Cada día al caer la tarde moríamos un poco, el canto de la reja nos avisaba, el olor a alcohol nos llegaba antes que su presencia y mi madre, que no tenía contención, arremetía contra él con insultos y agresiones. Toda una infancia inmersa en contiendas diarias hasta un día… Fue el día en que mi alma adolescente exclamó – ¡Basta ya!, ¡No soporto más! Y mi dolor explotó en llanto.
¿Te has sentido alguna vez así? ¿Has estado de pie por fuera y derrumbándote por dentro? ¿Alguna vez has escuchado a tu alma gritar su dolor? Si has sentido esto, has tocado fondo, las fuerzas se te acabaron y apenas puedes levantarte para seguir…
Pero, ¿no te has dado cuenta? Ante ti hay unos brazos abiertos perennemente esperando que te refugies en ellos. Solo tienes que mirar a la cruz. Esos brazos te recibirán sucio, sangrante, maloliente, lleno de llagas purulentas y con un amor inigualable te abrazarán, te lavarán, curarán tus heridas, te cubrirán de vestiduras limpias y de la mejor marca y te protegerán siempre que te mantengas dentro del abrazo, si te alejas, ya no estarás dentro del círculo protegido, es por eso que debemos aferrarnos y no soltar cualesquiera que sean nuestras circunstancias.

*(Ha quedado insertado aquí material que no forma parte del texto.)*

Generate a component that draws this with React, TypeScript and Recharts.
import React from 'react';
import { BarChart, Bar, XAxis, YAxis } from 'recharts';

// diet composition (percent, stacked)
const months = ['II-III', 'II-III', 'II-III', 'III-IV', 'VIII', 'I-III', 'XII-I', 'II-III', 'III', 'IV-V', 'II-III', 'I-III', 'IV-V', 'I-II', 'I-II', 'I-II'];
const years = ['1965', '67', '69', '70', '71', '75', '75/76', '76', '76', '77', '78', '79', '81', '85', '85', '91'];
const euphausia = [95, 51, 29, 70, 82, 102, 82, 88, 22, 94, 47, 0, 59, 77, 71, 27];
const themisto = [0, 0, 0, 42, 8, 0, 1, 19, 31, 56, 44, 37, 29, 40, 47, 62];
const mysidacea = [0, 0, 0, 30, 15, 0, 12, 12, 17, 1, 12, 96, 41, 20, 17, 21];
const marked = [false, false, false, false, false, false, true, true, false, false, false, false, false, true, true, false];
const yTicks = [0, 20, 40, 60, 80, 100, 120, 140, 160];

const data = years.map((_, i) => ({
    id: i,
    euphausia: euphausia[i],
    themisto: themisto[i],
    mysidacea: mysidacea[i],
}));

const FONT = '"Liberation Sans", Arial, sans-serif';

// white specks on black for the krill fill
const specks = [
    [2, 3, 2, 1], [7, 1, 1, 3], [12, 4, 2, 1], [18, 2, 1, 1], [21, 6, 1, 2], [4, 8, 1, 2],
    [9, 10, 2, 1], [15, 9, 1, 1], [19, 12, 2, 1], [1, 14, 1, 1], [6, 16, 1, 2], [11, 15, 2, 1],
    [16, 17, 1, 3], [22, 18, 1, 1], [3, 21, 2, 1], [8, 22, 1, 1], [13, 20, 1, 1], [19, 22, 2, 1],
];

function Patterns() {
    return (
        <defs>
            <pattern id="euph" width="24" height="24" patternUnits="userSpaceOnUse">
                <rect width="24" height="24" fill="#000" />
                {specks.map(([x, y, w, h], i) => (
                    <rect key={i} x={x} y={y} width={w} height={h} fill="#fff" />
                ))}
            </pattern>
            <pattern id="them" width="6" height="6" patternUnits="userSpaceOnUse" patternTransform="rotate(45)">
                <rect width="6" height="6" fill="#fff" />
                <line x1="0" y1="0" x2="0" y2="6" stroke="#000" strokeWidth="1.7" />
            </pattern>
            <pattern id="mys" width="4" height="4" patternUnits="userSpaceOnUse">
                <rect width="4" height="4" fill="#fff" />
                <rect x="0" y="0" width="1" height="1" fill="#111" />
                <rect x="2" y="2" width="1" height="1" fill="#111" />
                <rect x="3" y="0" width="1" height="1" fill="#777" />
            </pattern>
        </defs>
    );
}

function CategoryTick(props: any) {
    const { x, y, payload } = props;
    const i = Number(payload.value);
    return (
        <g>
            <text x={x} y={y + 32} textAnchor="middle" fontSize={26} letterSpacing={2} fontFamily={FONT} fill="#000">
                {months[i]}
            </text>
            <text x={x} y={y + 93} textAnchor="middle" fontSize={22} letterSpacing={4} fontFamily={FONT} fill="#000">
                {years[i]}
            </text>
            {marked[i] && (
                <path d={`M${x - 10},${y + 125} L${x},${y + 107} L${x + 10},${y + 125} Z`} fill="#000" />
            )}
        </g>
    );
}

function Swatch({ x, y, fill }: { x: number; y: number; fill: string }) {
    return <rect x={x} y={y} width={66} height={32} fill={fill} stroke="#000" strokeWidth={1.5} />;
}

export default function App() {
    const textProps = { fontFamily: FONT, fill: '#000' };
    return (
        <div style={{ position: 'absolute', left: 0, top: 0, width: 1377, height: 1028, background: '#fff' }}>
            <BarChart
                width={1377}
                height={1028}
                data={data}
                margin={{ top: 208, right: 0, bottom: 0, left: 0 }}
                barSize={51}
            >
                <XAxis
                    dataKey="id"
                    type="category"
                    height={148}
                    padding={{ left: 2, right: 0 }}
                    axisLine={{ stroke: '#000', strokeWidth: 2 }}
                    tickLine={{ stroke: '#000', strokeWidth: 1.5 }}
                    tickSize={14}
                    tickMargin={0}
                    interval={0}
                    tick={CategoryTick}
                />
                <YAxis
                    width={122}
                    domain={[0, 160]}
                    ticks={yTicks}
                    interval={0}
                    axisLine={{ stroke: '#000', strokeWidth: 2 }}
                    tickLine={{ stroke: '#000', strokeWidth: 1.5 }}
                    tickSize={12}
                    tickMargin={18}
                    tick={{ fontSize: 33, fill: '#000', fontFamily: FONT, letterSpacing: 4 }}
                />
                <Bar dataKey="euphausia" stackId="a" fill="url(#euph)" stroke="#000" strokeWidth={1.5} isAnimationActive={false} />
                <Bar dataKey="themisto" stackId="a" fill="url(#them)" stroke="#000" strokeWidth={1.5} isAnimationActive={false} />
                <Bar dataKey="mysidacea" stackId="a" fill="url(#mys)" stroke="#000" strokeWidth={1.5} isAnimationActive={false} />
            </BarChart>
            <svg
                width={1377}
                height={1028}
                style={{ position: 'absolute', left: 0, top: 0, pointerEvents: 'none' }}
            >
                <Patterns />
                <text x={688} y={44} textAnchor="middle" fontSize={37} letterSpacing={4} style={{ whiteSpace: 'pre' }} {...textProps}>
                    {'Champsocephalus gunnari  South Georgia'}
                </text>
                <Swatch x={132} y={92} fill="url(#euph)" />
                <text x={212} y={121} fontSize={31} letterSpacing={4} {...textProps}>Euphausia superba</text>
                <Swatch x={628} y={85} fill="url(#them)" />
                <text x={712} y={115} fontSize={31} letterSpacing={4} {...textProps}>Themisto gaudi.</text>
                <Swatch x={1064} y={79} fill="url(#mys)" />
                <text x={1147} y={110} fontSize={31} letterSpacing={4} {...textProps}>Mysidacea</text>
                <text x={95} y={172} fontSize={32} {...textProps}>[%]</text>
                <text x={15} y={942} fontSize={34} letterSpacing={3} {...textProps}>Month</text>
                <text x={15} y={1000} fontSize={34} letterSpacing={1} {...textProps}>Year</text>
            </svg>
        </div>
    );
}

No sentirlo no es provocado por Él, es una percepción nuestra sin basamento real. Él siempre está a nuestro lado, pero nos respeta y no se impone, nos permite curiosear en experiencias a veces peligrosas para que nos demos cuenta que la seguridad solo está a su lado.
Tu vida pasada no le importa, resentimientos, dudas, traiciones, angustias, vidas desechas, divorcios, actos delictivos, todos se desvanecen ante su presencia.
No te culpes, Él no lo hace, Él te volverá a recibir cada vez que vengas destrozado y arrepentido, te pondrá su anillo y te vestirá con vestiduras limpias y dirá sus ángeles: “este mi hijo muerto era, y ha revivido; se había perdido, y es hallado”.